Bizarre, perhaps, and sometimes a tad hypocritical, but also accurate. America’s political system is rigged. The deck is stacked against ordinary people. That’s the frustration that has fuelled, in very different ways, the anti-establishment campaigns of Donald Trump, Ted Cruz and Bernie Sanders in particular, and that is leading other candidates, like Hillary Clinton, to grab their pitchforks as well.

“Yes, the economy is rigged in favour of those at the top,” Clinton declared in the Democratic debate last week.

One glimpse of the structural unfairness in America is this: A dumb rich kid is now more likely to graduate from college than a smart poor kid, according to Robert Putnam of Harvard University.

Another: The 20 wealthiest Americans, a group that would fit comfortably inside a luxury private jet bound for a private Caribbean island, are worth more than the poorer half of the American population, according to a recent report from the Institute for Policy Studies. Forbes’ wealthiest 100 are worth as much as all 42 million African-Americans, the report says.

“Correctly, we suspect that the system is rigged, our government has become coin-operated and that we’ve been sidelined,” Wendell Potter and Nick Penniman write in their eye-opening new book about money in politics, Nation on the Take. They call for a “profound course correction,” like those the United States has periodically undertaken before.

So it’s healthy for American voters to be demanding change.
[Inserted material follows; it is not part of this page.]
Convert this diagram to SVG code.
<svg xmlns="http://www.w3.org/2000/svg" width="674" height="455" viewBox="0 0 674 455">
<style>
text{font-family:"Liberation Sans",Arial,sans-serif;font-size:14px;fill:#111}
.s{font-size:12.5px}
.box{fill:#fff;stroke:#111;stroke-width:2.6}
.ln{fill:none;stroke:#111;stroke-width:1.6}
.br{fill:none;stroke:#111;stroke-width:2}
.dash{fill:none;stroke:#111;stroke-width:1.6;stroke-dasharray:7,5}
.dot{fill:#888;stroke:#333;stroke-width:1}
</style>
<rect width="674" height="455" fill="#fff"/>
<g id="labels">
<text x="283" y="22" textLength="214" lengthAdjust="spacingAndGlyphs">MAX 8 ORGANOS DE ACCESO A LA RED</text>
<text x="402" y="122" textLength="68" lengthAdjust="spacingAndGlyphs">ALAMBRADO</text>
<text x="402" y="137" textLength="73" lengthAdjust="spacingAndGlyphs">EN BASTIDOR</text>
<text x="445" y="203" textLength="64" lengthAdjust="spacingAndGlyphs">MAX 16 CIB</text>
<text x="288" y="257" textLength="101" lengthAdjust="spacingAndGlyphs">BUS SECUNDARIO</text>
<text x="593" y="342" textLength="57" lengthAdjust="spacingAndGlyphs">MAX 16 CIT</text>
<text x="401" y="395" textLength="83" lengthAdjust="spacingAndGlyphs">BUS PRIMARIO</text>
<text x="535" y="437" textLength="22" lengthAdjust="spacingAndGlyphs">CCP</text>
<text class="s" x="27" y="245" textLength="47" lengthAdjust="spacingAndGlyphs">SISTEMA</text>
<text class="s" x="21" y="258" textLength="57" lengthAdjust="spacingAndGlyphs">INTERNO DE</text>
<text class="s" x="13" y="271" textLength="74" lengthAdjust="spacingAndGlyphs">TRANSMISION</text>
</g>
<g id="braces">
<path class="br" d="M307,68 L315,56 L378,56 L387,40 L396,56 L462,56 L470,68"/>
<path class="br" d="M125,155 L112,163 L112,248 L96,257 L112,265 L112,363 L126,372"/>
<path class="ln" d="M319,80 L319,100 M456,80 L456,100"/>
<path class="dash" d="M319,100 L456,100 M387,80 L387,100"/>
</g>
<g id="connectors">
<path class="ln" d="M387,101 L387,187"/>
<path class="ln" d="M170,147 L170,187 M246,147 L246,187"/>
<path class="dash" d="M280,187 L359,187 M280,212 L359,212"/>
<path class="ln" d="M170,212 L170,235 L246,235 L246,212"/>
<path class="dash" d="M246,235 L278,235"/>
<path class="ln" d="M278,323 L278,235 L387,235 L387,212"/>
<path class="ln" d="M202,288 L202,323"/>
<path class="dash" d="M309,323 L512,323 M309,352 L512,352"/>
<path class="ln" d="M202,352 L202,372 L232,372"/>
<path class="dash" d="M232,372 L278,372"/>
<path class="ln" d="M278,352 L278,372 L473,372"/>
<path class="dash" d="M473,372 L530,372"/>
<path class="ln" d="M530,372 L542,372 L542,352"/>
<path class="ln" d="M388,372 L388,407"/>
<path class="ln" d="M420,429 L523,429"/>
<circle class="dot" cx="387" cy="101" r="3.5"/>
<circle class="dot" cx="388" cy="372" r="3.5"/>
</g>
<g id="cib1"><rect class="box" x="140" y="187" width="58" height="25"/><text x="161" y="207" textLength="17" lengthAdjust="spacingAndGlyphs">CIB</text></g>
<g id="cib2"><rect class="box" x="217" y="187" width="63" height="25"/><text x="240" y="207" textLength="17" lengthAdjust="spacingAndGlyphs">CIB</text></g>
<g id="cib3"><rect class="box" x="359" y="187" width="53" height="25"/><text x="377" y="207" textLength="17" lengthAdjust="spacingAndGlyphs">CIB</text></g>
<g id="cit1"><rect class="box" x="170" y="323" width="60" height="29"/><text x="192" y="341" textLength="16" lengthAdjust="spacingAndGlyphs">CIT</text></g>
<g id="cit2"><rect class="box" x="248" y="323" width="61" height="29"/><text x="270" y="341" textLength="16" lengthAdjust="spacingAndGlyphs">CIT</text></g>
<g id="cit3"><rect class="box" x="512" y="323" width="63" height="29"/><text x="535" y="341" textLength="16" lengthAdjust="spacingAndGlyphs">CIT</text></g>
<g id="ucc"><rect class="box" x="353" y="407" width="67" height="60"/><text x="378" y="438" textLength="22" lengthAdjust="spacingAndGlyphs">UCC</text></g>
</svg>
But when societies face economic pain, they sometimes turn to reforms, and other times to scapegoats (like refugees this year). So the historic question for 2016 is which direction the popular revolt among American voters will ultimately take. A President Trump or President Cruz would build walls and waterboard suspected terrorists, a President Clinton or President Sanders would raise the minimum wage and invest in at-risk children.
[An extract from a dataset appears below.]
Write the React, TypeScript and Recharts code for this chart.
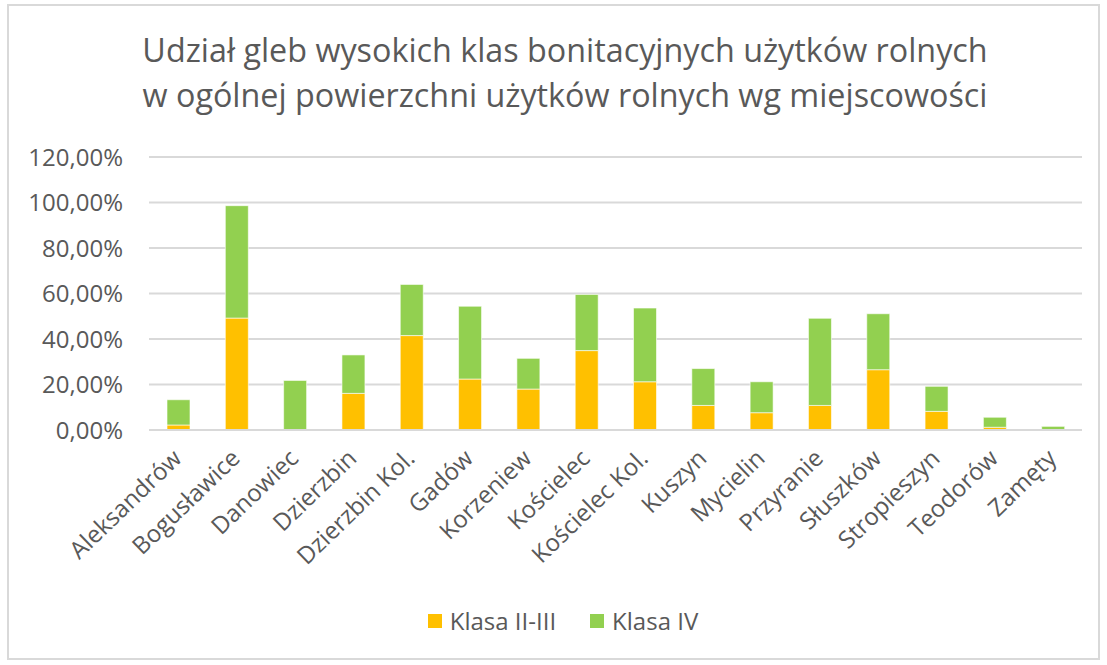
import { BarChart, Bar, XAxis, YAxis, CartesianGrid, Legend } from "recharts";

const places = [
  "Aleksandrów", "Bogusławice", "Danowiec", "Dzierzbin", "Dzierzbin Kol.", "Gadów",
  "Korzeniew", "Kościelec", "Kościelec Kol.", "Kuszyn", "Mycielin", "Przyranie",
  "Słuszków", "Stropieszyn", "Teodorów", "Zamęty",
];
// shares as fractions of total farmland
const klasa23 = [0.022, 0.492, 0, 0.161, 0.415, 0.224, 0.18, 0.349, 0.212, 0.108, 0.076, 0.108, 0.265, 0.082, 0.012, 0.002];
const klasa4 = [0.111, 0.494, 0.218, 0.169, 0.225, 0.32, 0.135, 0.247, 0.324, 0.162, 0.136, 0.383, 0.246, 0.11, 0.044, 0.014];
const yTicks = [0, 0.2, 0.4, 0.6, 0.8, 1.0, 1.2];

const data = places.map((name, i) => ({ name, k23: klasa23[i], k4: klasa4[i] }));

const FONT = "'Open Sans', sans-serif";
const GRAY = "#595959";

const pct = (v: number) => (v * 100).toFixed(2).replace(".", ",") + "%";

function XTick({ x, y, payload }: any) {
  const ax = x + 5;
  const ay = y + 22;
  return (
    <text
      x={ax}
      y={ay}
      transform={`rotate(-44 ${ax} ${ay})`}
      textAnchor="end"
      fill={GRAY}
      fontSize={24}
      fontFamily={FONT}
    >
      {payload.value}
    </text>
  );
}

function LegendBox({ payload }: any) {
  return (
    <div style={{ display: "flex", justifyContent: "center", alignItems: "center", paddingTop: 5, marginLeft: 44 }}>
      {(payload || []).map((p: any) => (
        <div key={p.value} style={{ display: "flex", alignItems: "center", margin: "0 17px" }}>
          <span style={{ width: 14, height: 14, background: p.color, display: "inline-block", marginRight: 8 }} />
          <span style={{ color: GRAY, fontSize: 24, fontFamily: FONT, lineHeight: "30px" }}>{p.value}</span>
        </div>
      ))}
    </div>
  );
}

export default function App() {
  return (
    <div style={{ position: "absolute", left: 0, top: 0, width: 1107, height: 665, background: "#fff" }}>
      <div
        style={{
          position: "absolute", left: 7, top: 4, width: 1093, height: 656,
          border: "2px solid #d9d9d9", boxSizing: "border-box",
        }}
      />
      <div
        style={{
          position: "absolute", left: 0, top: 27, width: 1130, textAlign: "center",
          fontFamily: FONT, fontSize: 32.3, lineHeight: "45px", color: GRAY,
        }}
      >
        Udział gleb wysokich klas bonitacyjnych użytków rolnych
        <br />
        w ogólnej powierzchni użytków rolnych wg miejscowości
      </div>
      <div style={{ position: "absolute", left: 0, top: 0 }}>
        <BarChart
          width={1107}
          height={665}
          data={data}
          margin={{ top: 157, right: 25, left: 0, bottom: 24 }}
          barSize={23}
        >
          <CartesianGrid vertical={false} stroke="#d9d9d9" strokeWidth={2} />
          <XAxis
            dataKey="name"
            interval={0}
            height={171}
            tick={<XTick />}
            tickLine={false}
            axisLine={{ stroke: "#d9d9d9", strokeWidth: 2 }}
          />
          <YAxis
            width={149}
            domain={[0, 1.2]}
            ticks={yTicks}
            tickFormatter={pct}
            tickLine={false}
            axisLine={false}
            tickMargin={20}
            tick={{ fill: GRAY, fontSize: 24, fontFamily: FONT }}
          />
          <Legend verticalAlign="bottom" height={40} content={<LegendBox />} />
          <Bar dataKey="k23" name="Klasa II-III" stackId="a" fill="#ffc000" stroke="#fff" strokeWidth={0.6} isAnimationActive={false} />
          <Bar dataKey="k4" name="Klasa IV" stackId="a" fill="#92d050" stroke="#fff" strokeWidth={0.6} isAnimationActive={false} />
        </BarChart>
      </div>
    </div>
  );
}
It seems to me to make more sense to target solutions than scapegoats, but sense is often in short supply in politics. After a characteristically brilliant speech by Adlai Stevenson, the Democratic nominee for president in 1952 and 1956, a supporter is said to have bellowed, “Every thinking American will vote for you!” Legend has it that Stevenson shouted back: “That’s not enough. I need a majority!”

In the solutions domain, a starting point should be to reduce the influence of money in politics.

The pharmaceutical industry, for example, has used its lobbying heft — it spent $272,000 (Dh998,240) in campaign donations per member of Congress last year, and it has more lobbyists than there are members of Congress — to bar the government from bargaining for drug prices in Medicare. That amounts to a $50 billion annual gift to pharmaceutical companies.

The rise of inequality has complex roots, and some aren’t easily solved. For example, the empowerment of women, coupled with the tendency of people to marry those like themselves, means that high-earning men increasingly pair with high-earning women to form super-high-earning families.

Likewise, many Americans are wealthy in part because they worked hard, saved constantly and invested brilliantly. That’s to be celebrated, but all this plays out on a tilted field that also affects outcomes, and social values.

Paul Piff, a social psychologist, has conducted experiments in which Monopoly games are rigged so that one player has more money to start with and is almost predestined to win. It turns out that the wealthy player lords it over others and even grabs more pretzels from the communal bowl.

In this election season, many Americans feel that they are living that rigged Monopoly game.

Two business school professors, Michael Norton and Dan Ariely, showed people charts of the distribution of wealth in egalitarian Sweden and in highly unequal America and asked them which kind of society they would prefer to live in, without saying which country each chart represented. Some 92 per cent of Americans chose Sweden’s distribution.

Likewise, the great philosopher John Rawls developed a thought experiment to judge the fairness of a society: Imagine that you will be placed in a society but don’t know your station there. You’re unsure if you’ll be rich or poor, smart or dumb, black or white, male or female. In that case, many of us might choose Sweden as well, rather than risk ending up in the wrong ZIP code in the United States today.

So American voters are right to feel angry. Yet the challenge is not just to diagnose the problem but also to prescribe the right fixes and achieve them in this political environment.

So may the insurrection gain ground but be channelled not by punishing scapegoats, but by pursuing reforms that make the system work better for ordinary Americans.